Ralph is looking for love but Stella just wants another woman to fuck, and she has a long list of them. Susan, however is a recent lesbian the past two years, six lovers and no more interest in men. So she fears Ralph’s interest, but she poses for him for a painting on the condition they are just friends. Of course, he slowly falls in love with her.
There’s a great reefer madness party Stella throws for 1 people where they all get high and have various sexual connections. One girl, Maria, keeps asking every man do do it “Greek style” with her but no one wants to. When Ralph asks her if it hurts she says she wants the pain. Some BDSM and D/s comes into play here as Maria moves in and becomes Stella’s “bad girl.” Maria calls Stella Mummy and Stella gets her kicks from punishing and spanking Maria.
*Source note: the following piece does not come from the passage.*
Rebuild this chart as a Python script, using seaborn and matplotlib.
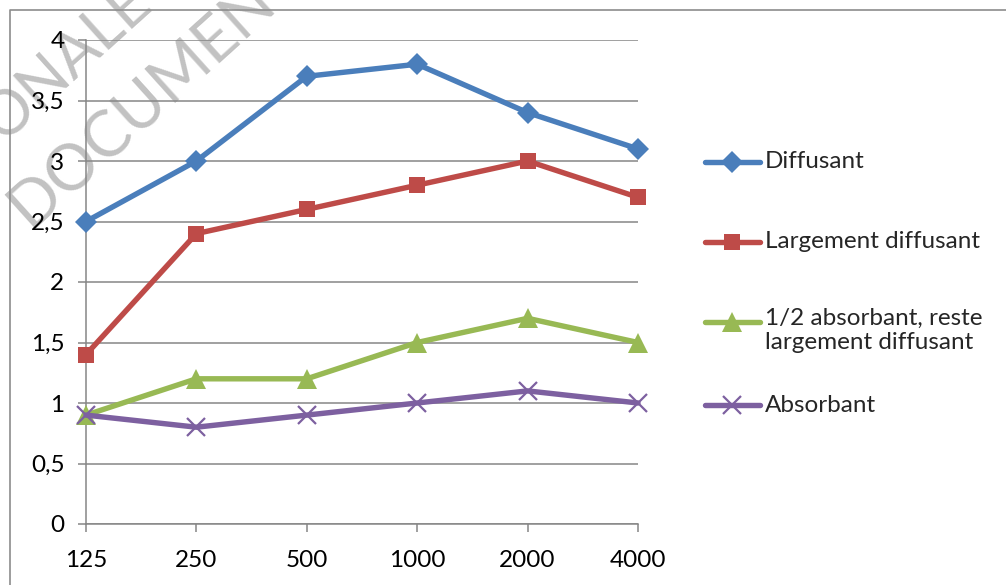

Pretty bold for a 1959 novel. But like many lesbian themes books back then, the dykes had to be portrayed as deviant and disturbed, so Maria soon lapses into insanity with the D/s mommy/bad girl game, and Stella becomes homicidal-maniac jealous of Susan and Ralph.
There’s also rape in the book — a lesbian rape, and a drunken moment when Ralph attacks Stella when she taunts him about her making love to Susan, and he rapes his friend.
The novel falls into strange violence at the end like some of Block’s Andrew Shaw Nightstands tend to do.
Overall, a decent Sheldon Lord, but not in the same ball park of greatness like Candy, The Sex Shuffle, or A Strange Kind of Love.